# What to work on
Leaving out every picture, copy the lines of the data exactly, from the first through the line containing "24.2, 43.8, 76.7];".
--- Begin ---
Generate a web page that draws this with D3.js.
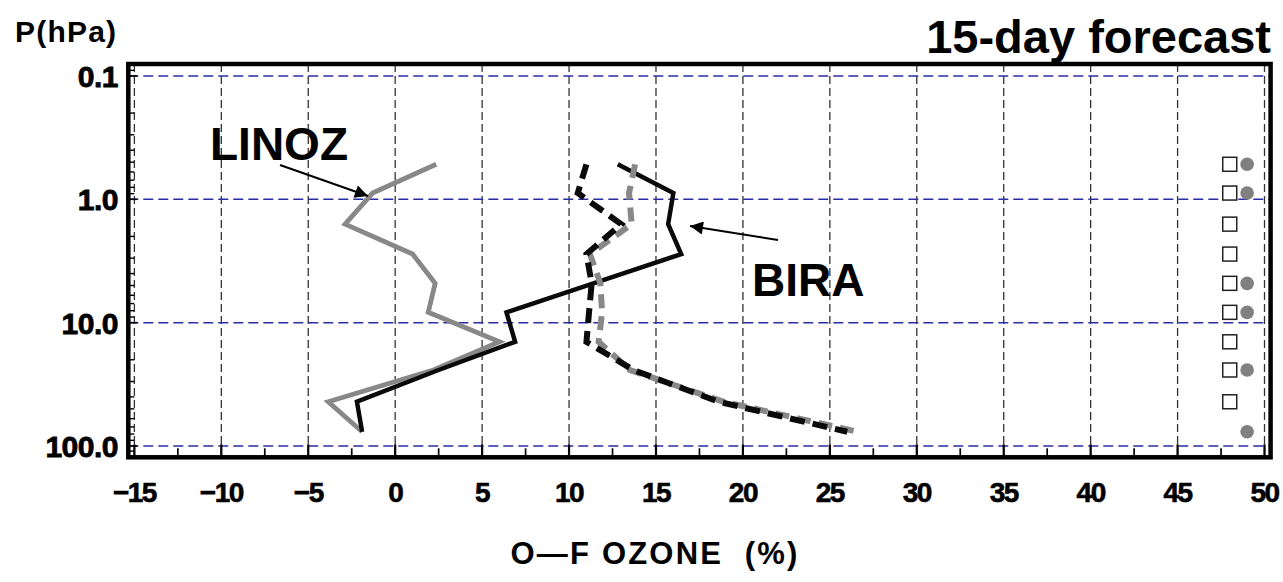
<!DOCTYPE html>
<html>
<head>
<meta charset="utf-8">
<script src="https://cdn.jsdelivr.net/npm/d3@7"></script>
<style>
  html, body { margin: 0; padding: 0; background: #fff; }
  svg { display: block; }
  text { font-family: "Liberation Sans", Arial, Helvetica, sans-serif; font-weight: bold; fill: #000; }
</style>
</head>
<body>
<svg id="chart" width="1283" height="582"></svg>
<script>
// Pressure levels (hPa) of the profile layers
const levels = [0.52, 0.89, 1.59, 2.78, 4.8, 8.25, 14.3, 24.2, 43.8, 76.7];

// O-F ozone departures (%) per layer
const linozSolid  = [2.36, -1.3, -2.88, 1.0, 2.3, 1.9, 6.0, 2.2, -3.85, -1.9];
const biraSolid   = [12.8, 16.0, 15.7, 16.45, 11.4, 6.4, 6.9, 2.5, -2.2, -1.9];
const linozDashed = [13.8, 13.45, 13.6, 11.2, 11.8, 11.9, 11.7, 13.5, 18.9, 26.6];
const biraDashed  = [11.0, 10.5, 13.0, 11.0, 11.3, 11.15, 11.0, 13.7, 18.6, 26.0];

// Layer flags shown in the right-hand column
const squareFlags = [1, 1, 1, 1, 1, 1, 1, 1, 1, 0];
const circleFlags = [1, 1, 0, 0, 1, 1, 0, 1, 0, 1];

// Axis ticks
const xTicks = [-15, -10, -5, 0, 5, 10, 15, 20, 25, 30, 35, 40, 45, 50];
const yTicks = [0.1, 1, 10, 100];
const yTickLabels = ["0.1", "1.0", "10.0", "100.0"];

const svg = d3.select("#chart");

const x = d3.scaleLinear().domain([-15.35, 50.35]).range([128.3, 1270.6]);
const y = d3.scaleLog().domain([0.08, 123.5]).range([64, 457.3]);

const [x0, x1] = x.range();
const [y0, y1] = y.range();

// Grid: vertical dashed at major x ticks, blue dashed at pressure decades
svg.append("g").selectAll("line").data(xTicks).join("line")
  .attr("x1", d => x(d)).attr("x2", d => x(d))
  .attr("y1", y0).attr("y2", y1)
  .attr("stroke", "#333").attr("stroke-width", 1.3)
  .attr("stroke-dasharray", "8 4");

svg.append("g").selectAll("line").data(yTicks).join("line")
  .attr("x1", x0).attr("x2", x1)
  .attr("y1", d => y(d)).attr("y2", d => y(d))
  .attr("stroke", "#2b2ba6").attr("stroke-width", 1.5)
  .attr("stroke-dasharray", "10 5");

// Inner ticks on the bottom axis (major and half-step minor)
const xMinor = d3.range(-12.5, 50, 5);
svg.append("g").selectAll("line").data(xTicks).join("line")
  .attr("x1", d => x(d)).attr("x2", d => x(d))
  .attr("y1", y1).attr("y2", y1 - 13)
  .attr("stroke", "#000").attr("stroke-width", 2.2);
svg.append("g").selectAll("line").data(xMinor).join("line")
  .attr("x1", d => x(d)).attr("x2", d => x(d))
  .attr("y1", y1).attr("y2", y1 - 9)
  .attr("stroke", "#000").attr("stroke-width", 1.7);

// Inner log ticks on the left axis
const yMinor = [];
[0.1, 1, 10].forEach(dec => { for (let k = 2; k <= 9; k++) yMinor.push(dec * k); });
[0.09, 110, 120].forEach(v => yMinor.push(v));
svg.append("g").selectAll("line").data(yMinor).join("line")
  .attr("x1", x0).attr("x2", x0 + 6)
  .attr("y1", d => y(d)).attr("y2", d => y(d))
  .attr("stroke", "#000").attr("stroke-width", 1.4);
svg.append("g").selectAll("line").data(yTicks).join("line")
  .attr("x1", x0).attr("x2", x0 + 9)
  .attr("y1", d => y(d)).attr("y2", d => y(d))
  .attr("stroke", "#000").attr("stroke-width", 1.6);

// Profiles
const line = d3.line().x(d => x(d[0])).y(d => y(d[1]));
const profile = vals => vals.map((v, i) => [v, levels[i]]);

function drawProfile(vals, color, width, dash) {
  const p = svg.append("path")
    .attr("d", line(profile(vals)))
    .attr("fill", "none")
    .attr("stroke", color)
    .attr("stroke-width", width)
    .attr("stroke-linejoin", "miter");
  if (dash) p.attr("stroke-dasharray", dash);
}
drawProfile(linozSolid, "#888", 4.8, null);
drawProfile(biraSolid, "#0a0a0a", 4.5, null);
drawProfile(linozDashed, "#888", 6, "14 8");
drawProfile(biraDashed, "#0a0a0a", 6, "15 8");

// Flag column
const squareX = 48.0, circleX = 49.0;
svg.append("g").selectAll("rect").data(levels.filter((d, i) => squareFlags[i])).join("rect")
  .attr("x", d => x(squareX) - 7).attr("y", d => y(d) - 7)
  .attr("width", 14).attr("height", 14)
  .attr("fill", "#fff").attr("stroke", "#222").attr("stroke-width", 1.5);
svg.append("g").selectAll("circle").data(levels.filter((d, i) => circleFlags[i])).join("circle")
  .attr("cx", x(circleX)).attr("cy", d => y(d))
  .attr("r", 6.8).attr("fill", "#808080");

// Frame
svg.append("rect")
  .attr("x", x0).attr("y", y0)
  .attr("width", x1 - x0).attr("height", y1 - y0)
  .attr("fill", "none").attr("stroke", "#000").attr("stroke-width", 4.5);

// Tick labels
svg.append("g").selectAll("text").data(xTicks).join("text")
  .attr("x", d => x(d)).attr("y", 502)
  .attr("text-anchor", "middle")
  .attr("font-size", 28).attr("letter-spacing", -1.5)
  .attr("stroke", "#000").attr("stroke-width", 0.6)
  .text(d => d < 0 ? "\u2212" + Math.abs(d) : String(d));

svg.append("g").selectAll("text").data(yTicks).join("text")
  .attr("x", 118).attr("y", d => y(d) + 11)
  .attr("text-anchor", "end")
  .attr("font-size", 30).attr("letter-spacing", -0.5)
  .attr("stroke", "#000").attr("stroke-width", 0.8)
  .text((d, i) => yTickLabels[i]);

// Titles and annotations
svg.append("text").attr("x", 15).attr("y", 42)
  .attr("font-size", 30).attr("letter-spacing", 1.2).text("P(hPa)");

svg.append("text").attr("x", 1271).attr("y", 53)
  .attr("text-anchor", "end").attr("font-size", 47).text("15-day forecast");

svg.append("text").attr("x", 655).attr("y", 564)
  .attr("text-anchor", "middle").attr("font-size", 31).attr("letter-spacing", 2.2)
  .attr("xml:space", "preserve").text("O\u2014F OZONE  (%)");

svg.append("text").attr("x", 210).attr("y", 160)
  .attr("font-size", 46).text("LINOZ");
svg.append("text").attr("x", 752).attr("y", 296)
  .attr("font-size", 46).text("BIRA");

// Arrows pointing from the labels to their profiles
const defs = svg.append("defs");
defs.append("marker")
  .attr("id", "head").attr("viewBox", "0 0 10 10")
  .attr("refX", 10).attr("refY", 5)
  .attr("markerWidth", 18).attr("markerHeight", 13)
  .attr("markerUnits", "userSpaceOnUse")
  .attr("orient", "auto")
  .append("path").attr("d", "M0,0 L10,5 L0,10 Z").attr("fill", "#000");

svg.append("line")
  .attr("x1", 280).attr("y1", 165).attr("x2", 368).attr("y2", 196)
  .attr("stroke", "#000").attr("stroke-width", 2)
  .attr("marker-end", "url(#head)");
svg.append("line")
  .attr("x1", 778).attr("y1", 240).attr("x2", 690).attr("y2", 226)
  .attr("stroke", "#000").attr("stroke-width", 2)
  .attr("marker-end", "url(#head)");
</script>
</body>
</html>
--- End ---
# Written response
Generate a web page that draws this with D3.js.
<!DOCTYPE html>
<html>
<head>
<meta charset="utf-8">
<script src="https://cdn.jsdelivr.net/npm/d3@7"></script>
<style>
  html, body { margin: 0; padding: 0; background: #fff; }
  svg { display: block; }
  text { font-family: "Liberation Sans", Arial, Helvetica, sans-serif; font-weight: bold; fill: #000; }
</style>
</head>
<body>
<svg id="chart" width="1283" height="582"></svg>
<script>
// Pressure levels (hPa) of the profile layers
const levels = [0.52, 0.89, 1.59, 2.78, 4.8, 8.25, 14.3, 24.2, 43.8, 76.7];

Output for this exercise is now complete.